Mengenai bahasa tubuh, aku sempat mendapat bocoran yang “mungkin” biasa digunakan oleh siswa untuk memuluskan “usaha”-nya untuk mendapatkan jawaban atas menu soal yang ada. Untuk menanyakan nomor soal, biasanya mereka menggunakan isyarat jari disertai sedikit gerakan bibir. Untuk jawaban, ini yang seru. Mereka akan memegang alis untuk menunjukkan jawaban “A” karena itu merupakan inisialnya. Untuk jawaban “B”, siswa yang ditanya akan memegang bahu atau bibir mereka atau bahkan dengan cara batuk. Lalu, cara unik menunjukkan huruf “C” adalah dengan memegang telinga karena bentuknya menyerupai huruf “C”. Bagaimana dengan jawaban “D”? Ternyata mereka akan menyentuh dahi atau dagu mereka. Kreatif memang, namun apakah kreatif yang satu itu perlu diacungi jempol keatas atau diacungi jempol kebawah?

“Kalau dalam pelajaran sejarah, kita mengenal apa yang disebut dengan perang gerilya. Pada saat ujian, istilah itu juga bisa dipakai ya ternyata? Terlebih 30 menit terakhir. Silakan dikerjakan sendiri, yakinlah dengan jawaban kalian masing-masing!”, celetukku didepan kelas secara spontan. Beberapa dari mereka yang “merasa”, langsung menundukkan kepala sambil bertingkah sedang mengerjakan soal (lagi!) seolah tidak terjadi apa-apa. Namun ibarat istilah “kapok lombok”, beberapa menit setelah itu “perang gerilya” yang sempat mengalami gencatan senjata itu pun kembali berkobar. Gerilya itu tersamarkan dengan datangnya siswa kelas bawah yang hadir disekolah tidak secara simultan. Memang itu hanya gerakan-gerakan kecil, namun seraya mereka telah tidak menghiraukan terdapat pengawas yang setiap detiknya memantau gerak-gerik mereka.
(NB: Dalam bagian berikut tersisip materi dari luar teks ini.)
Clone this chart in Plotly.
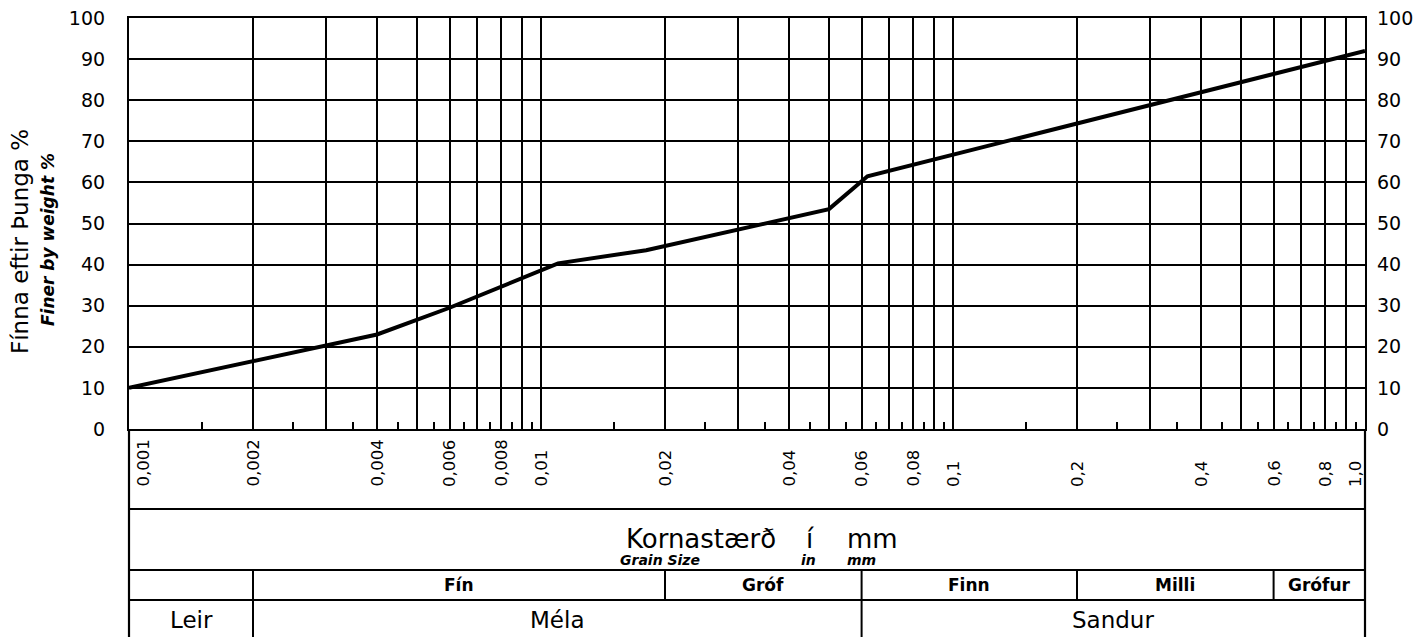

Sebagai pengawas, aku hanya dapat geleng-geleng kepala sambil mengelus dada seraya berkata dalam hati,”Anak Mudaaa... Anak Mudaaa...”.
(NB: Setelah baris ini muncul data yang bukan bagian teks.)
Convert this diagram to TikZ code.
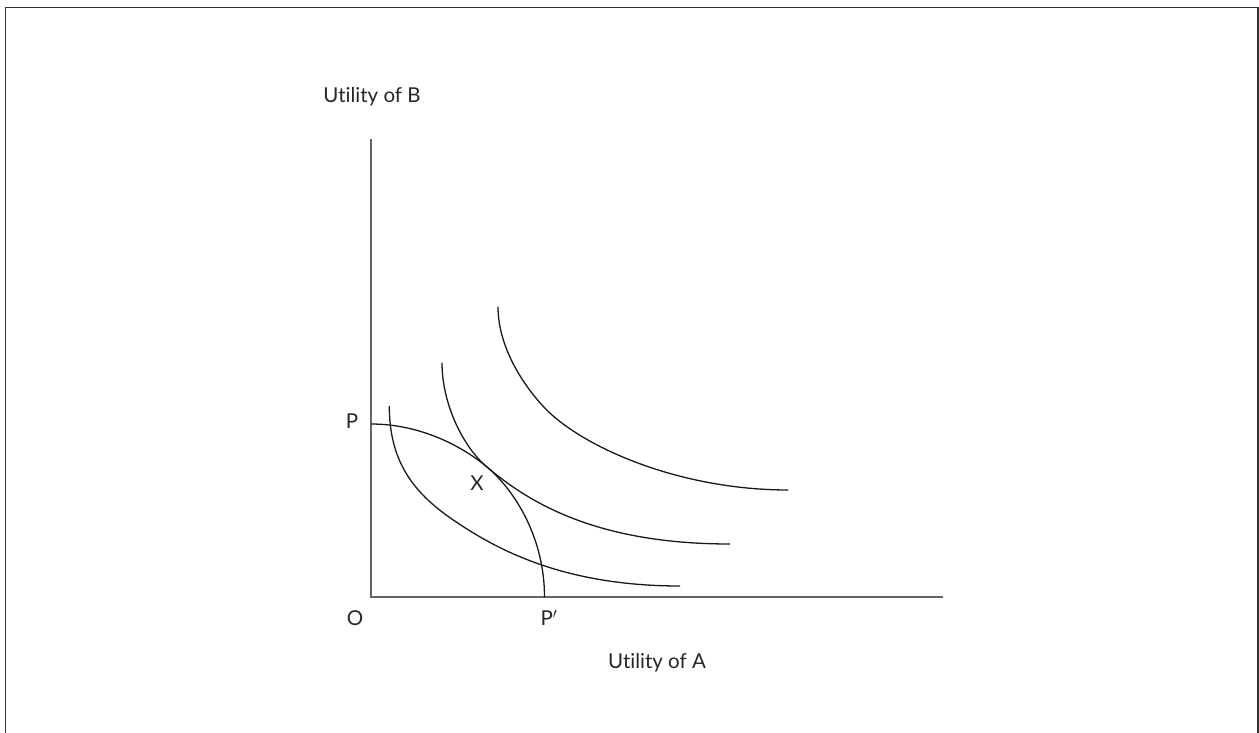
\documentclass[tikz,border=0pt]{standalone}
\usepackage{fontspec}
\setmainfont{Lato}[Ligatures=NoCommon]
\begin{document}
\begin{tikzpicture}[x=1pt,y=-1pt,
  lbl/.style={inner sep=0pt, font=\fontsize{20.5}{24}\selectfont, text=black!85},
  axis/.style={line width=1.6pt, draw=black!60},
  curve/.style={line width=1.3pt, draw=black!90},
  frame/.style={line width=1.6pt, draw=black!80}]
\useasboundingbox (0,0) rectangle (1259,733);
% frame (open at the bottom)
\coordinate (fbl) at (5.5,733);
\coordinate (ftl) at (5.5,7.5);
\coordinate (ftr) at (1258,7.5);
\coordinate (fbr) at (1258,733);
\draw[frame] (fbl) -- (ftl) -- (ftr) -- (fbr);
% axes
\coordinate (O) at (371,597);
\coordinate (ytop) at (371,139);
\coordinate (xend) at (943,597);
\draw[axis] (ytop) -- (O) -- (xend);
% labels
\node[lbl] (uB) at (372,97) {Utility of B};
\node[lbl] (uA) at (657,663) {Utility of A};
\node[lbl] (lP) at (352,421.5) {P};
\node[lbl] (lO) at (355,618) {O};
\node[lbl] (lPp) at (549,618) {P$'$};
\node[lbl] (lX) at (477,483) {X};
% production possibility frontier
\coordinate (P) at (371,424);
\coordinate (Pp) at (544.5,597);
\coordinate (X) at (487,467);
\draw[curve] (P) .. controls (420,424) and (462,446) .. (X)
  .. controls (517,492.5) and (544.5,540) .. (Pp);
% indifference curves
\coordinate (a1) at (389.3,406);
\coordinate (m1) at (453.3,520);
\coordinate (b1) at (680,586);
\draw[curve] (a1) .. controls (389.3,460) and (412,492) .. (m1)
  .. controls (493.3,547.2) and (560,586) .. (b1);
\coordinate (a2) at (442,362.7);
\coordinate (b2) at (730,544);
\draw[curve] (a2) .. controls (442,405) and (464,448) .. (X)
  .. controls (531.7,505) and (600,544) .. (b2);
\coordinate (a3) at (498,306.7);
\coordinate (m3) at (546.7,410);
\coordinate (b3) at (788.3,490);
\draw[curve] (a3) .. controls (498,350) and (527,390) .. (m3)
  .. controls (585,448) and (680,490) .. (b3);
\end{tikzpicture}
\end{document}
Try out merupakan step awal sebelum siswa menjejakkan kaki pada “the final countdown perjalanan mereka untuk menggali ilmu pada sekolah tersebut yang seharusnya dapat digunakan sebagai barometer untuk mengukur sejauh mana kesiapan mereka pada ujian yang sesungguhnya. Namun, menurut hemat saya, merupakan suatu “prestige” tersendiri apabila mereka mampu mendapat nilai yang memuaskan meski dengan cara-cara yang kurang “halal” karena siswa menganggap bahwasanya adalah suatu aib apabila mereka mendapat nilai yang buruk, terlebih apabila hasil tersebut dipajang didepan sekolah. Bagi sekolah, konteks serupa juga terjadi manakala nama baik sekolah tersebut dipertaruhkan dihadapan dinas terkait terlebih apabila disejajarkan dengan sekolah yang lain pada jenjang pendidikan yang sama. Jadi, seolah pihak sekolah tutup mata dan cuci tangan atas fenomena yang sudah menjadi rahasia publik tersebut. Inilah lucunya negeriku. Kapan dapat berubah bangsa ini, Tuhan?


(*) Ditulis [masih!] pada saat suasana try out sekolah beberapa bulan yang lalu.